## start Supplied records

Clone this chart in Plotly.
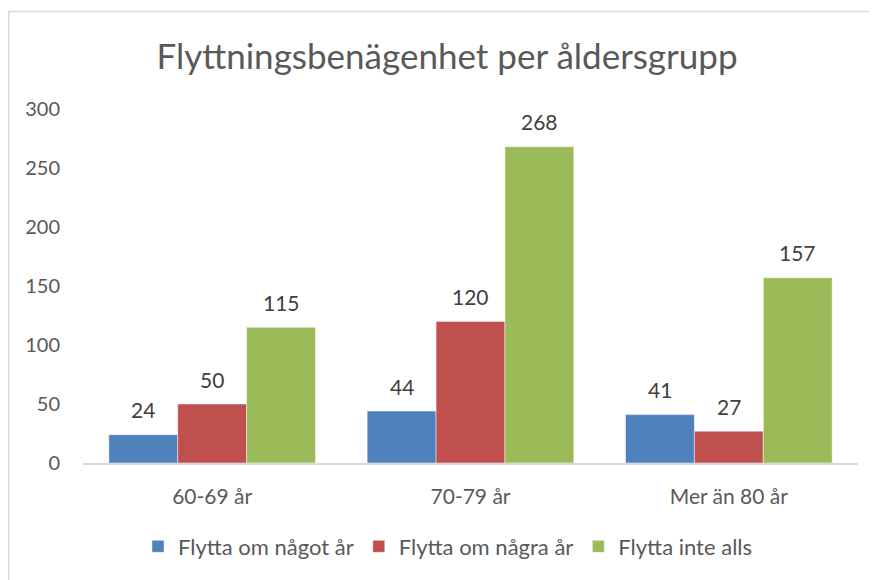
import plotly.graph_objects as go

categories = ["60-69 år", "70-79 år", "Mer än 80 år"]
series_names = ["Flytta om något år", "Flytta om några år", "Flytta inte alls"]
values_nagot = [24, 44, 41]
values_nagra = [50, 120, 27]
values_inte = [115, 268, 157]
colors = ["#4F81BD", "#C0504D", "#9BBB59"]
y_ticks = [0, 50, 100, 150, 200, 250, 300]

FONT = "Lato, Carlito, Calibri, sans-serif"
all_values = [values_nagot, values_nagra, values_inte]

# page has an 8px body margin; figure coordinates = page coordinates - 8
OFF = 8
W, H = 877 - OFF, 580 - OFF
PL, PR, PT, PB = 83 - OFF, 858 - OFF, 109 - OFF, 465 - OFF
PW, PH = PR - PL, PB - PT

fig = go.Figure()
for name, vals, col in zip(series_names, all_values, colors):
    fig.add_trace(go.Bar(
        x=categories, y=vals, name=name,
        marker=dict(color=col, line=dict(color="rgba(255,255,255,0.6)", width=0.8)),
    ))

# data labels
bar_px = 69
for i, vals in enumerate(all_values):
    for cat, v in zip(categories, vals):
        fig.add_annotation(
            x=cat, y=v, text=str(v), showarrow=False,
            xshift=(i - 1) * bar_px, yshift=25, yanchor="middle",
            font=dict(family=FONT, size=21, color="#404040"),
        )

# outer chart border
fig.add_shape(type="rect", xref="paper", yref="paper",
              x0=(0.75 - PL) / PW, x1=1.2, y0=-0.6, y1=(PB - (11 - OFF)) / PH,
              line=dict(color="#D9D9D9", width=1.5), fillcolor="rgba(0,0,0,0)", layer="below")

fig.update_layout(
    width=W, height=H,
    margin=dict(l=PL, r=W - PR, t=PT, b=H - PB),
    paper_bgcolor="white", plot_bgcolor="white",
    barmode="group", bargap=0.2, bargroupgap=0,
    title=dict(text="Flyttningsbenägenhet per åldersgrupp", x=(447 - OFF) / W, xanchor="center",
               y=1 - (57 - OFF) / H, yanchor="middle",
               font=dict(family=FONT, size=35, color="#595959")),
    font=dict(family=FONT, color="#595959"),
    showlegend=True,
    legend=dict(orientation="h", x=(448 - 83) / 775, xanchor="center",
                y=(PB - (549 - OFF)) / PH, yanchor="middle",
                font=dict(family=FONT, size=22, color="#595959"),
                itemwidth=30, tracegroupgap=0, traceorder="normal"),
    xaxis=dict(showgrid=False, showline=True, linecolor="#D9D9D9", linewidth=1.5,
               ticks="", tickfont=dict(family=FONT, size=21, color="#595959"),
               ticklabelstandoff=14),
    yaxis=dict(range=[0, 300], tickvals=y_ticks, showgrid=False, zeroline=False,
               showline=False, ticks="",
               tickfont=dict(family=FONT, size=20, color="#595959"),
               ticklabelstandoff=22),
)

fig.write_html("out.html")
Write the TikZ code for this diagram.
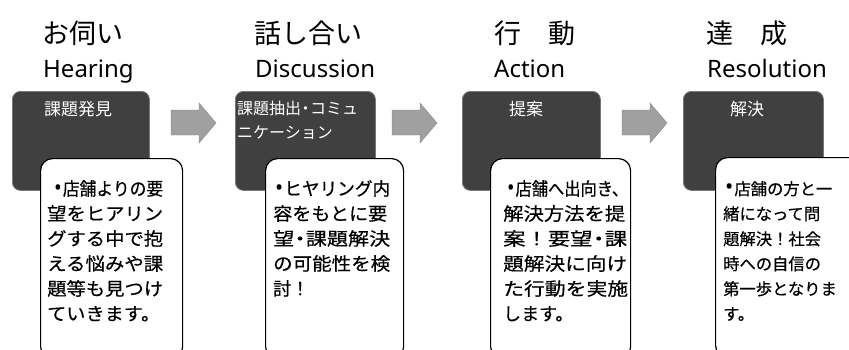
\documentclass[tikz,border=0pt]{standalone}
\usepackage{fontspec}
\usepackage{graphicx}
\setmainfont{Noto Sans CJK JP}
\newfontfamily\latinfont{Noto Sans}
\newfontfamily\bodyfont[FakeBold=0.4]{Noto Sans CJK JP}
\newcommand{\fl}[2]{\resizebox{#1}{\height}{#2}}
\newcommand{\blt}{{\latinfont\fontsize{22}{25}\selectfont •}\hspace{1pt}}
\newcommand{\nd}{\makebox[0.55em]{・}}
\definecolor{darkfill}{RGB}{64,64,64}
\definecolor{darkedge}{RGB}{120,120,120}
\definecolor{arrowgray}{RGB}{160,160,160}
\begin{document}
\begin{tikzpicture}[x=1pt,y=-1pt,
  jptitle/.style={anchor=west, inner sep=0pt, font=\fontsize{27}{30}\selectfont},
  entitle/.style={anchor=base west, inner sep=0pt, font=\latinfont\fontsize{24}{28}\selectfont},
  darkbox/.style={draw=darkedge, fill=darkfill, rounded corners=8pt, line width=0.8pt, anchor=north west, minimum height=99pt, inner sep=0pt},
  darktext/.style={text=white, inner sep=0pt, align=left, font=\fontsize{17}{24}\selectfont},
  notebox/.style={draw=black, fill=white, rounded corners=12pt, line width=1.2pt, anchor=north west, minimum height=200pt, inner sep=0pt},
  notetext/.style={anchor=north west, inner sep=0pt, align=left, text=black, font=\bodyfont\fontsize{18}{25}\selectfont},
  blockarrow/.style={fill=arrowgray, draw=arrowgray!85!black, line width=0.4pt}
]
\useasboundingbox (0,0) rectangle (849,349);
\clip (0,0) rectangle (849,349);

% titles
\node[jptitle] (t1) at (42,33) {お伺い};
\node[entitle] (e1) at (43,77) {Hearing};
\node[jptitle] (t2) at (254,33) {話し合い};
\node[entitle] (e2) at (255,77) {Discussion};
\node[jptitle] (t3) at (494,33) {行　動};
\node[entitle] (e3) at (494,77) {Action};
\node[jptitle] (t4) at (706,33) {達　成};
\node[entitle] (e4) at (707,77) {Resolution};

% dark boxes
\node[darkbox, minimum width=137pt] (d1) at (12,91) {};
\node[darkbox, minimum width=140pt] (d2) at (235,91) {};
\node[darkbox, minimum width=138pt] (d3) at (462,91) {};
\node[darkbox, minimum width=140pt] (d4) at (683,91) {};

\node[darktext] (dt1) at (78,109) {課題発見};
\node[darktext, anchor=north west, font=\fontsize{16}{24}\selectfont] (dt2) at (237,101) {課題抽出\nd コミュ\\ニケーション};
\node[darktext] (dt3) at (526,109) {提案};
\node[darktext] (dt4) at (747,109) {解決};

% block arrows
\foreach \x in {171, 392, 622}{
  \fill[blockarrow] (\x,110) -- ++(28,0) -- ++(0,-7) -- ++(17,20) -- ++(-17,20) -- ++(0,-8) -- ++(-28,0) -- cycle;
}

% note boxes
\node[notebox, minimum width=142pt] (w1) at (40,158) {};
\node[notebox, minimum width=138pt] (w2) at (265,158) {};
\node[notebox, minimum width=140pt] (w3) at (490,158) {};
\node[notebox, minimum width=150pt] (w4) at (715,157) {};

\node[notetext] (n1) at (47,180)
  {\hspace*{7pt}\fl{109pt}{\blt 店舗よりの要}\\
   \fl{116pt}{望をヒアリン}\\
   \fl{116pt}{グする中で抱}\\
   \fl{116pt}{える悩みや課}\\
   \fl{116pt}{題等も見つけ}\\
   \fl{113pt}{ていきます。}};
\node[notetext] (n2) at (273,180)
  {\hspace*{2pt}\fl{115pt}{\blt ヒヤリング内}\\
   \fl{114pt}{容をもとに要}\\
   \fl{117pt}{望\nd 課題解決}\\
   \fl{117pt}{の可能性を検}\\
   討！};
\node[notetext] (n3) at (503,180)
  {\hspace*{4pt}\fl{121pt}{\blt 店舗へ出向き、}\\
   \fl{122pt}{解決方法を提}\\
   \fl{124pt}{案！要望\nd 課}\\
   \fl{124pt}{題解決に向け}\\
   \fl{125pt}{た行動を実施}\\
   します。};
\node[notetext, font=\bodyfont\fontsize{16.3}{25}\selectfont] (n4) at (723,181)
  {\hspace*{2pt}\blt 店舗の方と一\\
   緒になって問\\
   題解決！社会\\
   時への自信の\\
   第一歩となりま\\
   す。};
\end{tikzpicture}
\end{document}
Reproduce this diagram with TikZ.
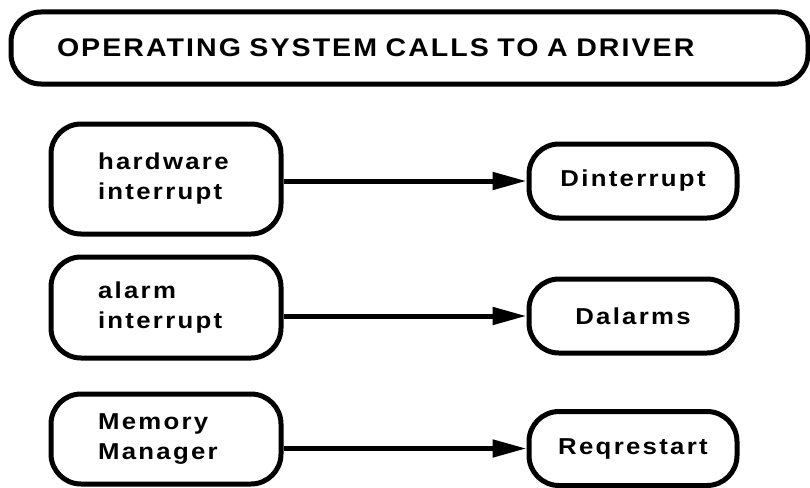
\documentclass[tikz,border=0pt]{standalone}
\usepackage{fontspec}
\setmainfont{Liberation Sans}
\newfontfamily\spacedfont[FakeStretch=1.12, LetterSpace=10]{Liberation Sans}
\newfontfamily\titlefont[FakeStretch=1.12, LetterSpace=8]{Liberation Sans}
\usetikzlibrary{arrows.meta}
\tikzstyle{arrow} = [line width=5pt, -{Triangle[length=34pt,width=17pt]}]

\begin{document}
\begin{tikzpicture}[
  x=1pt, y=-1pt,
  every node/.style={font=\spacedfont\bfseries\fontsize{23}{30}\selectfont},
  banner/.style={draw, line width=5pt, rounded corners=30pt, minimum width=797pt, minimum height=72pt, text width=705pt, align=left, inner sep=0pt, font=\titlefont\bfseries\fontsize{25.5}{30}\selectfont},
  source/.style={draw, line width=5pt, rounded corners=30pt, minimum width=230pt, text width=136pt, align=left, inner sep=0pt},
  driver/.style={draw, line width=5pt, rounded corners=30pt, minimum width=208pt, minimum height=74pt, inner sep=0pt}
]
\useasboundingbox (0,0) rectangle (810,487);

% Heading
\node[banner] (title) at (409.5,48) {OPERATING SYSTEM CALLS TO A DRIVER};

% Callers
\node[source, minimum height=110pt] (hw)    at (166,179)   {hardware\\interrupt};
\node[source, minimum height=101pt] (alarm) at (166,307.5) {alarm\\interrupt};
\node[source, minimum height=90pt]  (mem)   at (166,439)   {Memory\\Manager};

% Driver entry points
\node[driver] (dint)    at (633,181)   {Dinterrupt};
\node[driver] (dalarms) at (633,316)   {Dalarms};
\node[driver] (dreq)    at (633,448.5) {Reqrestart};

% Calls
\draw[arrow] (hw.east |- dint)       -- (dint.west);
\draw[arrow] (alarm.east |- dalarms) -- (dalarms.west);
\draw[arrow] (mem.east |- dreq)      -- (dreq.west);
\end{tikzpicture}
\end{document}
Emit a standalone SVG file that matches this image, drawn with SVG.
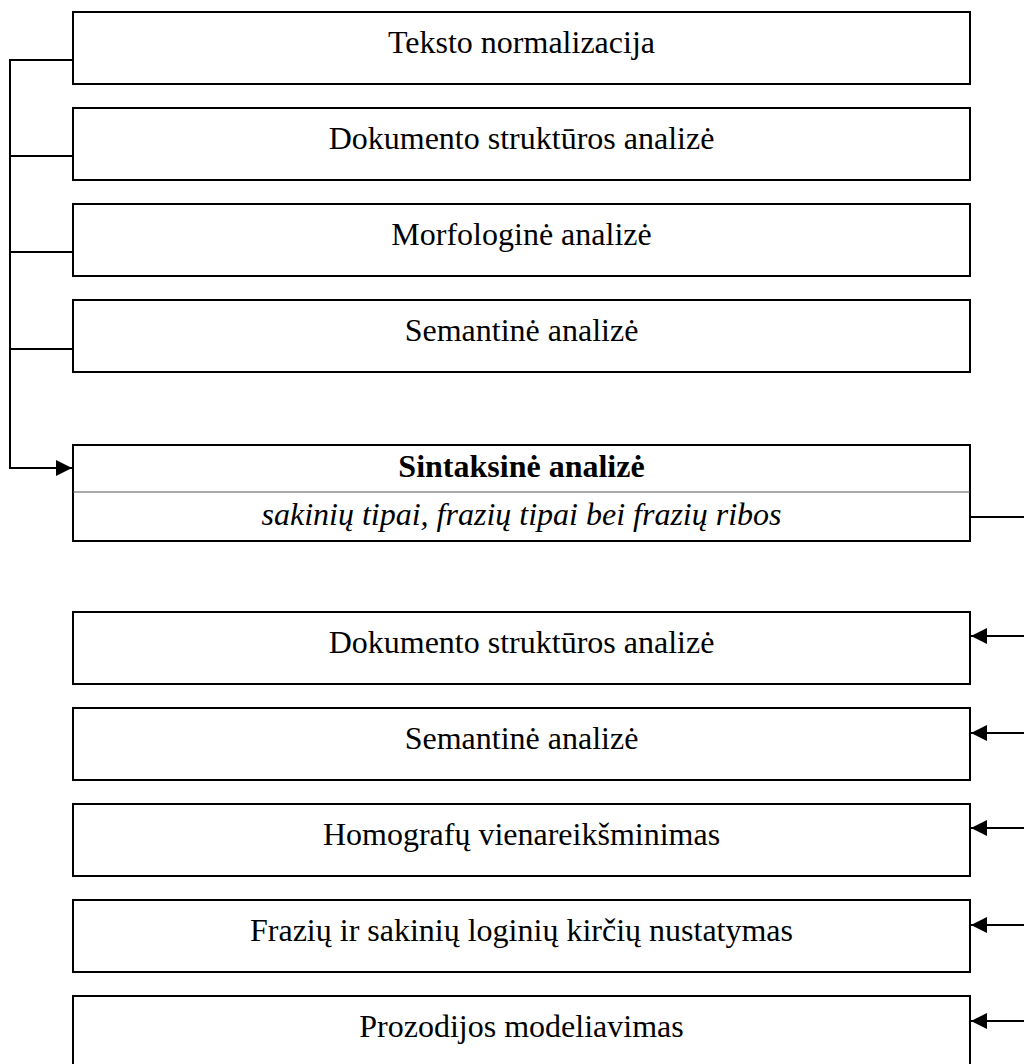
<svg xmlns="http://www.w3.org/2000/svg" width="1024" height="1064" viewBox="0 0 1024 1064">
  <style>
    .box { fill: #fff; stroke: #000; stroke-width: 2; }
    .lbl { font-family: "Liberation Serif", "Times New Roman", serif; font-size: 32px; fill: #000; text-anchor: middle; }
    .bold { font-weight: bold; }
    .ital { font-style: italic; }
    .wire { fill: none; stroke: #000; stroke-width: 2; }
    .divider { stroke: #555; stroke-width: 1.2; }
  </style>
  <defs>
    <marker id="head" markerUnits="userSpaceOnUse" markerWidth="18" markerHeight="18" viewBox="0 0 18 18" refX="16" refY="9" orient="auto">
      <path d="M0,1 L16,9 L0,17 Z" fill="#000"/>
    </marker>
  </defs>
  <rect width="1024" height="1064" fill="#fff"/>

  <!-- connectors -->
  <g id="connectors">
    <!-- collector on the left feeding the syntax stage -->
    <path class="wire" d="M73,60 H10 V468 H72" marker-end="url(#head)"/>
    <path class="wire" d="M10,156 H73"/>
    <path class="wire" d="M10,252 H73"/>
    <path class="wire" d="M10,349 H73"/>
    <!-- output of the syntax stage leaving to the right -->
    <path class="wire" d="M970,517 H1024"/>
    <!-- inputs returning to the lower stages -->
    <path class="wire" d="M1024,636 H971" marker-end="url(#head)"/>
    <path class="wire" d="M1024,733 H971" marker-end="url(#head)"/>
    <path class="wire" d="M1024,828 H971" marker-end="url(#head)"/>
    <path class="wire" d="M1024,925 H971" marker-end="url(#head)"/>
    <path class="wire" d="M1024,1021 H971" marker-end="url(#head)"/>
  </g>

  <!-- upper stages -->
  <g id="n-teksto">
    <rect class="box" x="73" y="12" width="897" height="72"/>
    <text class="lbl" x="521.5" y="53">Teksto normalizacija</text>
  </g>
  <g id="n-dokumento1">
    <rect class="box" x="73" y="108" width="897" height="72"/>
    <text class="lbl" x="521.5" y="149">Dokumento struktūros analizė</text>
  </g>
  <g id="n-morfologine">
    <rect class="box" x="73" y="204" width="897" height="72"/>
    <text class="lbl" x="521.5" y="245">Morfologinė analizė</text>
  </g>
  <g id="n-semantine1">
    <rect class="box" x="73" y="300" width="897" height="72"/>
    <text class="lbl" x="521.5" y="341">Semantinė analizė</text>
  </g>

  <!-- syntax stage -->
  <g id="n-sintaksine">
    <rect class="box" x="73" y="445" width="897" height="96"/>
    <line class="divider" x1="73" y1="492" x2="970" y2="492"/>
    <text class="lbl bold" x="521.5" y="477">Sintaksinė analizė</text>
    <text class="lbl ital" x="521.5" y="525">sakinių tipai, frazių tipai bei frazių ribos</text>
  </g>

  <!-- lower stages -->
  <g id="n-dokumento2">
    <rect class="box" x="73" y="612" width="897" height="72"/>
    <text class="lbl" x="521.5" y="653">Dokumento struktūros analizė</text>
  </g>
  <g id="n-semantine2">
    <rect class="box" x="73" y="708" width="897" height="72"/>
    <text class="lbl" x="521.5" y="749">Semantinė analizė</text>
  </g>
  <g id="n-homografu">
    <rect class="box" x="73" y="804" width="897" height="72"/>
    <text class="lbl" x="521.5" y="845">Homografų vienareikšminimas</text>
  </g>
  <g id="n-kirciu">
    <rect class="box" x="73" y="900" width="897" height="72"/>
    <text class="lbl" x="521.5" y="941">Frazių ir sakinių loginių kirčių nustatymas</text>
  </g>
  <g id="n-prozodijos">
    <rect class="box" x="73" y="996" width="897" height="72"/>
    <text class="lbl" x="521.5" y="1037">Prozodijos modeliavimas</text>
  </g>
</svg>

## end Supplied records

** Work to complete **
Gather up every line in the data above that contains the word "diagram", copying each one.

** Exercise answer **
Write the TikZ code for this diagram.
Reproduce this diagram with TikZ.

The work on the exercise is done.